A thread difficult to string together is this selection of works. All created by artists sharing the fact of being Irish, either by birth or adoption. Despite our increasingly digital realms, nationalities still reflect political structures ruling societies and agglutinating feelings of belonging. Revolving it all[1], revealing the intervening tensions between attachment and identity, beauty and evil of a land, memory and dreams, light and shadows, artistic practices can question these structures. In a quiet gallery space, domestic while alien, shuffling footsteps are heard. By pacing through it, the audience is invited to sense the comings and goings, the impressions here proposed by the artists. And to choreograph a rhythm of their own through the fragmentation of voices present in the exhibition.

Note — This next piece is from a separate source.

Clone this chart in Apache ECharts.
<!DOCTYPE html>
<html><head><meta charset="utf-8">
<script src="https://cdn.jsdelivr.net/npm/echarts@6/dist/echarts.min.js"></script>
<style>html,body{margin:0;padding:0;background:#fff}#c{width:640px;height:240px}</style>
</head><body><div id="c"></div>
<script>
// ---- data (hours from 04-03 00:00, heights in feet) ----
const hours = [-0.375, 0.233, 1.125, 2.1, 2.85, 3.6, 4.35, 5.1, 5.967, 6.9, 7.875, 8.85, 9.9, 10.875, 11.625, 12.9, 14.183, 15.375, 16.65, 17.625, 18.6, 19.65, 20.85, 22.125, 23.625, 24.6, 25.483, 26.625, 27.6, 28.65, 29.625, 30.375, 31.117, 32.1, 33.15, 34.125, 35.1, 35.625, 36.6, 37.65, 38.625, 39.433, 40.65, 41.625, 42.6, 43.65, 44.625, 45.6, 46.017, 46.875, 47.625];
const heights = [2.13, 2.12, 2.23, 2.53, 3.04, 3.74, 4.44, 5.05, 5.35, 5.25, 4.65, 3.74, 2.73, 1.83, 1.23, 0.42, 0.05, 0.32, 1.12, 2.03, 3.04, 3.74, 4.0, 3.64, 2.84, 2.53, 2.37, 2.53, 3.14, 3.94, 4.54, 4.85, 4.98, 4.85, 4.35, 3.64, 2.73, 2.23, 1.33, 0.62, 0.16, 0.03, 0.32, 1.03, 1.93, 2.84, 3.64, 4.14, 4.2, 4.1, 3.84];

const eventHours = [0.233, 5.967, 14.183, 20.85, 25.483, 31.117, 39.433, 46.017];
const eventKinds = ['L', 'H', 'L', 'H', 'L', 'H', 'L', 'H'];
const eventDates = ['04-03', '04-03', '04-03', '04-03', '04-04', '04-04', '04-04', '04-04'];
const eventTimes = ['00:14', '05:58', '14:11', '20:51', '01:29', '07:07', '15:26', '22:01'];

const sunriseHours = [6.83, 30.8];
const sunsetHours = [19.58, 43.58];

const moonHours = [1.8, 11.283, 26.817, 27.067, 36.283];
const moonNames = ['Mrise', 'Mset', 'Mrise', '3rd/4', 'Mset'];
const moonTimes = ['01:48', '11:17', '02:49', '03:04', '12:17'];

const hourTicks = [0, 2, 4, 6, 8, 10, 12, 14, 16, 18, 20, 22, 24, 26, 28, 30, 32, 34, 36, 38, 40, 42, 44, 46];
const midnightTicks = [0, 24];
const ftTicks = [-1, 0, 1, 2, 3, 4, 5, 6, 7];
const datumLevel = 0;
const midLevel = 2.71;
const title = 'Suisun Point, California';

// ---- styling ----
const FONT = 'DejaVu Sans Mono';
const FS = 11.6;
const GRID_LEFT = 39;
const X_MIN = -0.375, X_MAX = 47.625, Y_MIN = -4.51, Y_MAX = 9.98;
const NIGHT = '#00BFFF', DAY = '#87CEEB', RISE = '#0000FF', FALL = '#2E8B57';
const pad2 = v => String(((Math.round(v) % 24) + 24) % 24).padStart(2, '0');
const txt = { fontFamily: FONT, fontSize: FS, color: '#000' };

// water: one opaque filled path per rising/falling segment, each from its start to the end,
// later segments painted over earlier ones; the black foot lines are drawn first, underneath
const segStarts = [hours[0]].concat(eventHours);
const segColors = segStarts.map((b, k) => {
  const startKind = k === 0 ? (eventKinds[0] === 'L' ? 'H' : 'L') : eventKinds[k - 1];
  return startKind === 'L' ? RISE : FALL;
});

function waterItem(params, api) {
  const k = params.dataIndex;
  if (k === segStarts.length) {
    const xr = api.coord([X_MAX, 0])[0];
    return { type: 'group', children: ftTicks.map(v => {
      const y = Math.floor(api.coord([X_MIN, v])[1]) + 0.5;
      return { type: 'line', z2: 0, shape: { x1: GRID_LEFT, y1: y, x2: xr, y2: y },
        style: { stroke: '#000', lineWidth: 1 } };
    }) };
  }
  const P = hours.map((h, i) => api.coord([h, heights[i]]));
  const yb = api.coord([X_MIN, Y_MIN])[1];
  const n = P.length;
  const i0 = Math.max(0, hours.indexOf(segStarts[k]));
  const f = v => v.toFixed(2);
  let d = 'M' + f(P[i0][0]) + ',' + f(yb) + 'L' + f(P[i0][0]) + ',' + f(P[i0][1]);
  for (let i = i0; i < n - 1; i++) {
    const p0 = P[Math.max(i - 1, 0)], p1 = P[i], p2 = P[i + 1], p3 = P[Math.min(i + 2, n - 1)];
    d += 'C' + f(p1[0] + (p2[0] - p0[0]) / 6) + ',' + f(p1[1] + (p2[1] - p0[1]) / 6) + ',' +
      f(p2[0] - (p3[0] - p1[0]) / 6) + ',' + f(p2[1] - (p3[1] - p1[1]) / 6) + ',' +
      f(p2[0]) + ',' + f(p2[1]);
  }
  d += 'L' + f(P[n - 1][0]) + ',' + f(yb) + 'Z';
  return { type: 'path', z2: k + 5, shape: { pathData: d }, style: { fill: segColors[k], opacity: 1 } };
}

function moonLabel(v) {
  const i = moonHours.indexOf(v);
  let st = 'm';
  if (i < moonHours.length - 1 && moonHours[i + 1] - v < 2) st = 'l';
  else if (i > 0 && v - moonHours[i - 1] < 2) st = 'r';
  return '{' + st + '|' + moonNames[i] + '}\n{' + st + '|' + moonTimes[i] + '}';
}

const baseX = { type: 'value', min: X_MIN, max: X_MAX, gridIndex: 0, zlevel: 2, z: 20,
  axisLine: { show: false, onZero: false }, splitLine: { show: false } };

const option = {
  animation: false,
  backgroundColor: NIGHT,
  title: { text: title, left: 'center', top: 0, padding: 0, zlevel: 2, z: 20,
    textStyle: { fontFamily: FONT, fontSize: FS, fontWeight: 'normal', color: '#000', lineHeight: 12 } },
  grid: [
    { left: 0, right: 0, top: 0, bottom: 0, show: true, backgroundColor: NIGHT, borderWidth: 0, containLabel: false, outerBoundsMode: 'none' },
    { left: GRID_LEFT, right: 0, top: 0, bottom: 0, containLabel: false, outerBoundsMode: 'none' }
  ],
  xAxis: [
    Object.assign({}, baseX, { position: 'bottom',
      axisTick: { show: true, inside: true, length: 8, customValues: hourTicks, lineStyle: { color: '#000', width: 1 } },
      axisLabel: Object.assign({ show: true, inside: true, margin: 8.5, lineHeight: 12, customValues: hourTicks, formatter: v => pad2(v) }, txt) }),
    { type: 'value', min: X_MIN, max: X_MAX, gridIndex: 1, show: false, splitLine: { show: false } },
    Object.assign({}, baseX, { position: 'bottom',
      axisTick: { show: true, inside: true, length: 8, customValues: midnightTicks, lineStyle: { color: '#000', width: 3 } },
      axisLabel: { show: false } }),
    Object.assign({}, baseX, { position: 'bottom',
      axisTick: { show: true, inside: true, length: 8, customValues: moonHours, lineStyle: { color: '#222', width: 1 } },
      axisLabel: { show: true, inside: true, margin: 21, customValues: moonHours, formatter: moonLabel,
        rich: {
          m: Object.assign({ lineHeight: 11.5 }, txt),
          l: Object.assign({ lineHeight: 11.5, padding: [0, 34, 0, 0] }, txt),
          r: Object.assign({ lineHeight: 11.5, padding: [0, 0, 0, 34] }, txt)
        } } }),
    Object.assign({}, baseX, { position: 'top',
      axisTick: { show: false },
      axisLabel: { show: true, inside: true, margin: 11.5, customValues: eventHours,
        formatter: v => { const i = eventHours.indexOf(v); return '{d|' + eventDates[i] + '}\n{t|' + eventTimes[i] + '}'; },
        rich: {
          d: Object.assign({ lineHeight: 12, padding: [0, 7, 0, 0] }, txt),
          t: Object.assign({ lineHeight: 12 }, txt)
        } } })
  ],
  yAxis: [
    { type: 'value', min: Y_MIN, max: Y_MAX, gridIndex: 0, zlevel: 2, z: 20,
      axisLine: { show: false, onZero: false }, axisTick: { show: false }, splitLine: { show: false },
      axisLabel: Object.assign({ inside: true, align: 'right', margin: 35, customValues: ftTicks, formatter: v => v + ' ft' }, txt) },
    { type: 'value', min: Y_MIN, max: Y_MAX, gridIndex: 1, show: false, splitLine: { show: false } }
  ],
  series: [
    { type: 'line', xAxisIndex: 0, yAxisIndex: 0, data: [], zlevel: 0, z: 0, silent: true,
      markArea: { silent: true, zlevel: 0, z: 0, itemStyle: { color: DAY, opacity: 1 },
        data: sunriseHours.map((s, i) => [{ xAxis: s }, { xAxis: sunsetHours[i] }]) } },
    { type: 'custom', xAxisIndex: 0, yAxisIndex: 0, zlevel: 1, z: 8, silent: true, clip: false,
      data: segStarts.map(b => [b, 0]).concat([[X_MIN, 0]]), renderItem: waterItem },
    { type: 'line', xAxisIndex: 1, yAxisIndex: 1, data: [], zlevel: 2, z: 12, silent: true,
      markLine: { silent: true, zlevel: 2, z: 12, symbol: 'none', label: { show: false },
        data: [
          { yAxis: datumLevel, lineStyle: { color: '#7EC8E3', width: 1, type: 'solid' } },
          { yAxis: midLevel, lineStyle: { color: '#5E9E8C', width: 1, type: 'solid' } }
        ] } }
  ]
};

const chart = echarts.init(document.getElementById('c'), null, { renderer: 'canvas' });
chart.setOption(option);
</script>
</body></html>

The gallery rooms give a pause, to hold off administrative time and space, providing a sort of limbo. In its shadows, Bassam Issa Al-Sabah’s built environment offers a landscape reflecting the dissonant nature of recollection and the processes of self-reconstruction. A few steps away, the sequenced fields of Niamh O’Malley wave while being walked through them. And Laura Ní Fhlaibhín’s nourishing pastures grow at a lick of distance. Consciously caring, to be cared about. Pause. A glimmering way of fogged, wrinkled mirrors, rhythmically placed by Laura Gannon, treads towards mythic sceneries and rustles. Pause. Bodies of water, shaped in coloured wood by Alice Maher dance in silence, their kidnapped voices at their feet. While Lauren Gault’s underwater void is the vortex of expanding echoes. Revolving it all. It all ends where it began, in a domestic while alien room. Inside out, Alan Magee works on the skin of the vital forces displayed in traction but still, in a familiar room, distorted by Mairead O’hEocha’s dreamy and luminescent inner visions. Hold ten seconds. Fade out.

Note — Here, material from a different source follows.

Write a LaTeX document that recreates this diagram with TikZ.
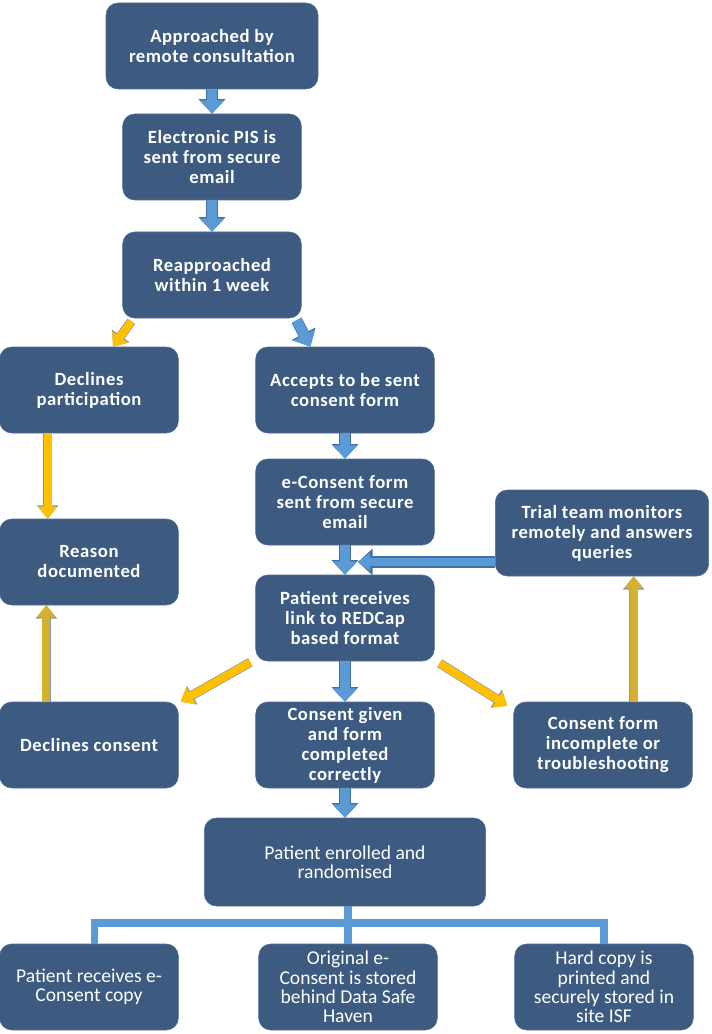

Through the exhibition itinerary, as in Samuel Beckett’s Footfalls, the mother(land) voice comes from the dark, off-stage, out of sight but thickly present. A voice of command, incessant, longed for, caring and imprisoning, driving a fragmented proposal that might eventually fall into rhythm. An exhibition proposal waving, from the artists to the viewer and return, echoing across borders and lands and corridors and rooms.
[1] “Revolving it all”, “Pause”, and “Hold ten seconds. Fade out” are direct quotes freely used from original Samuel Becketts’s short play Footfalls: Beckett, S. Collected Shorter Plays. London: Faber and Faber, 1984. P. 237-243.